THE TASK:
Leave the pictures out and quote every line from the start of the listing to the line with "px_y = (YR[1] - YR[0]) / PH", inclusive.

AVAILABLE DATA:
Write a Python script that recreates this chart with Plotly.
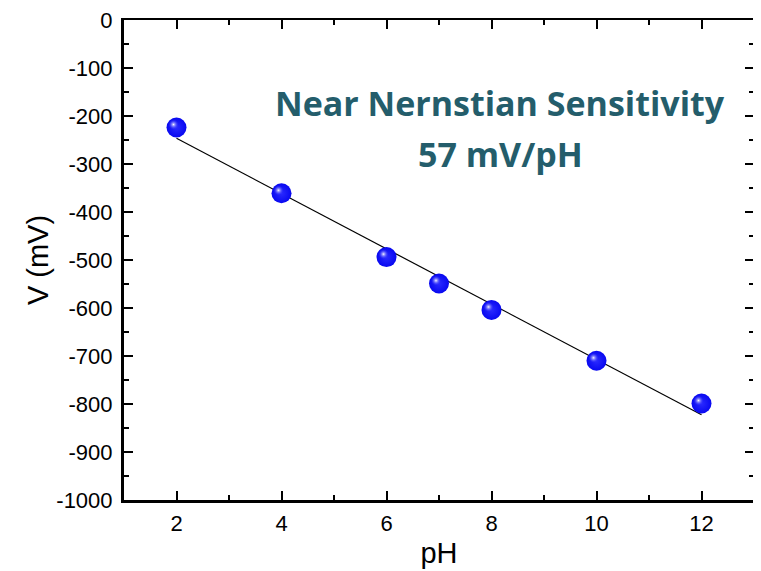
import numpy as np
import plotly.graph_objects as go

# data
ph = [2, 4, 6, 7, 8, 10, 12]
voltage = [-224, -361, -494, -549, -604, -710, -799]
x_ticks = [2, 4, 6, 8, 10, 12]
y_ticks = list(range(0, -1001, -100))
y_ticklabels = [str(v) for v in y_ticks]
annotation_lines = ["Near Nernstian Sensitivity", "57 mV/pH"]

slope, intercept = np.polyfit(ph, voltage, 1)
fit_x = [ph[0], ph[-1]]
fit_y = [slope * xv + intercept for xv in fit_x]

XR = [1, 13]
YR = [-1000, 0]
# page body has an 8 px margin; the figure is sized so it fits the 761x571 window
W, H = 753, 563
L, R, T, B = 116, 7, 12, 71
PW, PH = W - L - R, H - T - B
px_x = (XR[1] - XR[0]) / PW
px_y = (YR[1] - YR[0]) / PH

fig = go.Figure()
fig.add_trace(go.Scatter(x=fit_x, y=fit_y, mode="lines",
                         line=dict(color="black", width=1.2),
                         hoverinfo="skip", showlegend=False))
fig.add_trace(go.Scatter(x=ph, y=voltage, mode="markers",
                         marker=dict(size=20, color="#0808f0",
                                     line=dict(width=0),
                                     gradient=dict(type="radial", color="#2a2aff")),
                         showlegend=False))
fig.add_trace(go.Scatter(x=ph, y=voltage, mode="markers", xaxis="x2", yaxis="y2",
                         marker=dict(size=10, color="rgba(60,60,255,0)",
                                     line=dict(width=0),
                                     gradient=dict(type="radial", color="#f4f4ff")),
                         hoverinfo="skip", showlegend=False))
fig.add_trace(go.Scatter(x=ph, y=voltage, mode="markers", xaxis="x3", yaxis="y3",
                         marker=dict(size=1, opacity=0),
                         hoverinfo="skip", showlegend=False))

font_main = "Liberation Sans, Arial, sans-serif"
tickfont = dict(family=font_main, size=22, color="black")

fig.update_layout(
    width=W, height=H,
    margin=dict(l=L, r=R, t=T, b=B, autoexpand=False),
    paper_bgcolor="white", plot_bgcolor="white",
    showlegend=False,
    xaxis=dict(range=XR, tickvals=x_ticks, ticks="inside", ticklen=9, tickwidth=2,
               tickcolor="black", showline=True, linewidth=3, linecolor="black",
               showgrid=False, zeroline=False, tickfont=tickfont, automargin=False,
               ticklabelstandoff=2, ticklabeloverflow="allow",
               minor=dict(dtick=1, ticks="inside", ticklen=5, tickwidth=2, tickcolor="black"),
               title=dict(text="pH", font=dict(family=font_main, size=29, color="black"),
                          standoff=8)),
    yaxis=dict(range=YR, tickvals=y_ticks, ticktext=y_ticklabels, ticks="inside",
               ticklen=9, tickwidth=2, tickcolor="black", showline=True, linewidth=3,
               linecolor="black", showgrid=False, zeroline=False, tickfont=tickfont,
               automargin=False, ticklabelstandoff=4, ticklabeloverflow="allow",
               minor=dict(dtick=50, ticks="inside", ticklen=5, tickwidth=2, tickcolor="black"),
               title=dict(text="V (mV)", font=dict(family=font_main, size=29, color="black"),
                          standoff=0)),
    xaxis2=dict(overlaying="x", range=[XR[0] + 3 * px_x, XR[1] + 3 * px_x], visible=False),
    yaxis2=dict(overlaying="y", range=[YR[0] - 3 * px_y, YR[1] - 3 * px_y], visible=False),
    xaxis3=dict(overlaying="x", side="top", range=XR, tickvals=x_ticks, ticks="inside",
                ticklen=9, tickwidth=2, tickcolor="black", showline=True, linewidth=2,
                linecolor="black", showgrid=False, zeroline=False, showticklabels=False,
                automargin=False,
                minor=dict(dtick=1, ticks="inside", ticklen=5, tickwidth=2, tickcolor="black")),
    yaxis3=dict(overlaying="y", side="right", range=YR, tickvals=y_ticks, ticks="inside",
                ticklen=9, tickwidth=2, tickcolor="black", showline=True, linewidth=2,
                linecolor="black", showgrid=False, zeroline=False, showticklabels=False,
                automargin=False,
                minor=dict(dtick=50, ticks="inside", ticklen=5, tickwidth=2, tickcolor="black")),
)

ann_font = dict(family="Open Sans, Noto Sans, sans-serif", size=34, color="#245D6B")
for text, (cx, cy) in zip(annotation_lines, [(500 - 8, 103 - 8), (500 - 8, 154 - 8)]):
    fig.add_annotation(x=(cx - L) / PW, y=(H - cy - B) / PH, xref="paper", yref="paper",
                       text="<b>%s</b>" % text, showarrow=False, font=ann_font,
                       xanchor="center", yanchor="middle")

fig.write_html("out.html")
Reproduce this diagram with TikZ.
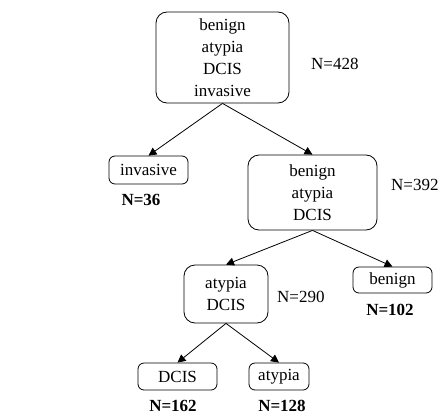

SOLVED PROBLEM:
Write a Python script that recreates this chart with Plotly.
import numpy as np
import plotly.graph_objects as go

# data
ph = [2, 4, 6, 7, 8, 10, 12]
voltage = [-224, -361, -494, -549, -604, -710, -799]
x_ticks = [2, 4, 6, 8, 10, 12]
y_ticks = list(range(0, -1001, -100))
y_ticklabels = [str(v) for v in y_ticks]
annotation_lines = ["Near Nernstian Sensitivity", "57 mV/pH"]

slope, intercept = np.polyfit(ph, voltage, 1)
fit_x = [ph[0], ph[-1]]
fit_y = [slope * xv + intercept for xv in fit_x]

XR = [1, 13]
YR = [-1000, 0]
# page body has an 8 px margin; the figure is sized so it fits the 761x571 window
W, H = 753, 563
L, R, T, B = 116, 7, 12, 71
PW, PH = W - L - R, H - T - B
px_x = (XR[1] - XR[0]) / PW
px_y = (YR[1] - YR[0]) / PH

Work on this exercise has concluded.